[INSTRUCTIONS FOR THE TASK] Gather all lines from the material that contain "code".

[ENTRIES PROVIDED]
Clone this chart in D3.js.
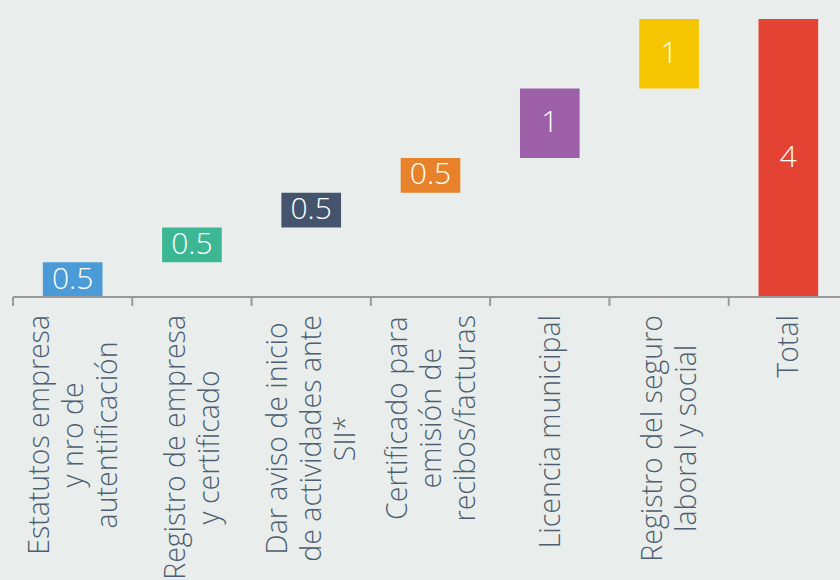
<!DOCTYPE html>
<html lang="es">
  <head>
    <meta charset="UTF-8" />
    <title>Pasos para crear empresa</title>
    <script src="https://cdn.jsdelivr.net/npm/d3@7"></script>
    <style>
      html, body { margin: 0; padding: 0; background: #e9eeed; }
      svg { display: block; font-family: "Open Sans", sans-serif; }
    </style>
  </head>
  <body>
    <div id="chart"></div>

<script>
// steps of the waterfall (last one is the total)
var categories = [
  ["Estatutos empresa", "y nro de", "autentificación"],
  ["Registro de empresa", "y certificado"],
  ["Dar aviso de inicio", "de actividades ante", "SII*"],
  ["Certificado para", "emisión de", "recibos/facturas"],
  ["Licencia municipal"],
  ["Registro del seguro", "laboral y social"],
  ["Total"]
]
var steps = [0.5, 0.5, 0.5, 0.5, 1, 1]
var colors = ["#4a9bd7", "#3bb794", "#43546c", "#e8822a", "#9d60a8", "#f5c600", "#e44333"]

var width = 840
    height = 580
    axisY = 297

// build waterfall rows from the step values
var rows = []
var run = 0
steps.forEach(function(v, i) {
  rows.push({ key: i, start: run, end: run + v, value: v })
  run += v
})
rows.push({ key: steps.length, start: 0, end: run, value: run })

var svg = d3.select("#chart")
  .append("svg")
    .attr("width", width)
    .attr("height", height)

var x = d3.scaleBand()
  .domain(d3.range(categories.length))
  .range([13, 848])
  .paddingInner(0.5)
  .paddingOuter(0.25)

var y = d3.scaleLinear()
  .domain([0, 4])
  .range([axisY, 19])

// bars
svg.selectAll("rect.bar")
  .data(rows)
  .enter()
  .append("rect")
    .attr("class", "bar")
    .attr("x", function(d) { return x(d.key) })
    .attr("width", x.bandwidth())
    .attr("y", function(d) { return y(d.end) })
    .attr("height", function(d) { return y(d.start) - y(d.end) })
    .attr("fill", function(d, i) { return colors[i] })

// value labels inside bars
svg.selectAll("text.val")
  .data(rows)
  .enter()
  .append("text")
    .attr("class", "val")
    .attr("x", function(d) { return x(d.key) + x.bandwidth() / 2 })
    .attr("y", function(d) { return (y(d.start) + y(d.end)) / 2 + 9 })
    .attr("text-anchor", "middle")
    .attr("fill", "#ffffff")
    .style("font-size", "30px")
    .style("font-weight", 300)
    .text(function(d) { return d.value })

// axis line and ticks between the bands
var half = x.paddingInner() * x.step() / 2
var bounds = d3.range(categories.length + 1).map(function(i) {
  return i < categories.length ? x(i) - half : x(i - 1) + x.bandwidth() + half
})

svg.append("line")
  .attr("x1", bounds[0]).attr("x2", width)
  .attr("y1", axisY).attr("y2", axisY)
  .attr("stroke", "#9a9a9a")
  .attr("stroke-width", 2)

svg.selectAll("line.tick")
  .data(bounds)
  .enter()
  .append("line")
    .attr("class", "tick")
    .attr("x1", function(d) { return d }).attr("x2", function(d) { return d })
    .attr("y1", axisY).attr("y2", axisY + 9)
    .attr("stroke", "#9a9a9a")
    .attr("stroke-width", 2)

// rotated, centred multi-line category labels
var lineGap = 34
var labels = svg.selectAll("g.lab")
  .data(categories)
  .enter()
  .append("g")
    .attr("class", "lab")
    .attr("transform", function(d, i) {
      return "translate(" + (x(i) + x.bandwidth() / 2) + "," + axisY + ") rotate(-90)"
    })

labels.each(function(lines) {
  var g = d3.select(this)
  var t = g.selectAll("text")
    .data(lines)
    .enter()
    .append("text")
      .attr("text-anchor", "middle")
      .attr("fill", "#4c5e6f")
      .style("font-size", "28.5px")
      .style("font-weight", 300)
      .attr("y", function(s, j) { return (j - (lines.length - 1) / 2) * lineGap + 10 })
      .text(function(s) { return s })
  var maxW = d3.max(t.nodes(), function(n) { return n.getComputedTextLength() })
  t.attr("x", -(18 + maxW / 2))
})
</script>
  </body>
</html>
---
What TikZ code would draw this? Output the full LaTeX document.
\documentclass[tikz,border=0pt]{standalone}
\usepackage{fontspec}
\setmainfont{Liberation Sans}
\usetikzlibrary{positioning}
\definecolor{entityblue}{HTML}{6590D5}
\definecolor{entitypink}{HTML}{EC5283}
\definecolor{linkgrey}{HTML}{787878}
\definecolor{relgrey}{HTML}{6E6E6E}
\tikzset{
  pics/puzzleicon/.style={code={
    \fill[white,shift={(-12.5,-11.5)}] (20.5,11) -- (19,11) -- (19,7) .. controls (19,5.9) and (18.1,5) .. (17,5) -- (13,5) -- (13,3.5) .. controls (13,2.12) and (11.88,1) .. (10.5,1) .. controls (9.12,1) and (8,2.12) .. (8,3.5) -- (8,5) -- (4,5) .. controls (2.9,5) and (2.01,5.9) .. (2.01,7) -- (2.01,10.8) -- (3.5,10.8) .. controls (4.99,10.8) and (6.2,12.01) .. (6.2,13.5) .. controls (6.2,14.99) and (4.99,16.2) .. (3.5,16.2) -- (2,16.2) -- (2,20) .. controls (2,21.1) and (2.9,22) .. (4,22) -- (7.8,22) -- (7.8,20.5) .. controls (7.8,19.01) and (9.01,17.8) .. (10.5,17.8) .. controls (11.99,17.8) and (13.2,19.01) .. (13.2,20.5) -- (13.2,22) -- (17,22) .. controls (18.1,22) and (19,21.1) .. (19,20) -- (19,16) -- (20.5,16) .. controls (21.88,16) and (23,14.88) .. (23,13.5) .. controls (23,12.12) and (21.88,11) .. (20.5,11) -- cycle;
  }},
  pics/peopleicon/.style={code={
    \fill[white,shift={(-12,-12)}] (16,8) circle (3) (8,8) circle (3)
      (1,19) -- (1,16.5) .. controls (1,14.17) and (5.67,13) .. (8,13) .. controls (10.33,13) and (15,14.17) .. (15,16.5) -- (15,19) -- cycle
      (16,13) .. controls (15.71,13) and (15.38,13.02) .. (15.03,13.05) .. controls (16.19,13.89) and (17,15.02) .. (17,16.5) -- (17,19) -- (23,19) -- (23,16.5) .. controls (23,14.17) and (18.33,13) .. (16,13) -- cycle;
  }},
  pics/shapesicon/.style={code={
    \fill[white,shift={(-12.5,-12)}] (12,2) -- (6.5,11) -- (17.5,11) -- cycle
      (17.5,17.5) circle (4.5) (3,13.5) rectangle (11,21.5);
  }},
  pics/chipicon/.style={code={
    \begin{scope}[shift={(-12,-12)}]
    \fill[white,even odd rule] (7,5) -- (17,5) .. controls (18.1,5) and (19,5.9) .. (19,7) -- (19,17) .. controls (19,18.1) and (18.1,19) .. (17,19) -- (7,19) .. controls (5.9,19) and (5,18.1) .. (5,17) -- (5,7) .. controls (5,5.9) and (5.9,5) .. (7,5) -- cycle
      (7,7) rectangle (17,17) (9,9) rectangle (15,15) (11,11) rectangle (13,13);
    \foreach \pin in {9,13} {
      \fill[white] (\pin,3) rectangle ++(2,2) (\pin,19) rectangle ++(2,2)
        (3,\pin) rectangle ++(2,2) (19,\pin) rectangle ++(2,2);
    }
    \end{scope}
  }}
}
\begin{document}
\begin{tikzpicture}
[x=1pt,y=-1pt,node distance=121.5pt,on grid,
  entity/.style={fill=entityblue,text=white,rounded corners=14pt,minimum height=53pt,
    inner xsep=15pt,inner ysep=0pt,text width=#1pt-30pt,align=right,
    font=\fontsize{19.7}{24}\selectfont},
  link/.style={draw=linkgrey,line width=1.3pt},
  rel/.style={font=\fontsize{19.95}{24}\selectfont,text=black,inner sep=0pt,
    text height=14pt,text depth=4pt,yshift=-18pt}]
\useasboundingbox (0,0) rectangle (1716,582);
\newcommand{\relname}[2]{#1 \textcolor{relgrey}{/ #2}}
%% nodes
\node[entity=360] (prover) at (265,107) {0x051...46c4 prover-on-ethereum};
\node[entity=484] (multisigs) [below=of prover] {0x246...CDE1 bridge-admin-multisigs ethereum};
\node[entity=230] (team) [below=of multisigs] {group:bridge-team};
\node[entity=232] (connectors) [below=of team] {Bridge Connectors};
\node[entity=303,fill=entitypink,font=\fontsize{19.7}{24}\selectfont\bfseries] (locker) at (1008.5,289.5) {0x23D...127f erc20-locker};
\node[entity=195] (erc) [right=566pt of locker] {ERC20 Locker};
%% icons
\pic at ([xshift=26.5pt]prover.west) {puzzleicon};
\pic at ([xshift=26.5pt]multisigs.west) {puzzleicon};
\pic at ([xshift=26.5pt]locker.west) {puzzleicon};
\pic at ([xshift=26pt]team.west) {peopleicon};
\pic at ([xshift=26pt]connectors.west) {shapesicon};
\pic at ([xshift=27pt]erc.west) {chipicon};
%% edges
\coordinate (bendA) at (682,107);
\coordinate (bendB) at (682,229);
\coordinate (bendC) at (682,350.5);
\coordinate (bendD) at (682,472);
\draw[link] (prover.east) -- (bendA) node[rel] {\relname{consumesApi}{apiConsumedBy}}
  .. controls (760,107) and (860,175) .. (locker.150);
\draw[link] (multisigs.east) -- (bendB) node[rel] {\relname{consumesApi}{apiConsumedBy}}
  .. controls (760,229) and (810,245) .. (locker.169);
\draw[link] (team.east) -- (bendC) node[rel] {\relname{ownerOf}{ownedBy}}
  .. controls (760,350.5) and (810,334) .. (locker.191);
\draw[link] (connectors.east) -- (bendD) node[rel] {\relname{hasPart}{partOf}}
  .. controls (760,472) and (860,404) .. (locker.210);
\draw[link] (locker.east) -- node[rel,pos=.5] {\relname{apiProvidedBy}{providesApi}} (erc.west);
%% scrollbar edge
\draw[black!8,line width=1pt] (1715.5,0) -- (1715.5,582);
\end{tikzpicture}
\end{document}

[RESPONSE]
What TikZ code would draw this? Output the full LaTeX document.
  pics/puzzleicon/.style={code={
  pics/peopleicon/.style={code={
  pics/shapesicon/.style={code={
  pics/chipicon/.style={code={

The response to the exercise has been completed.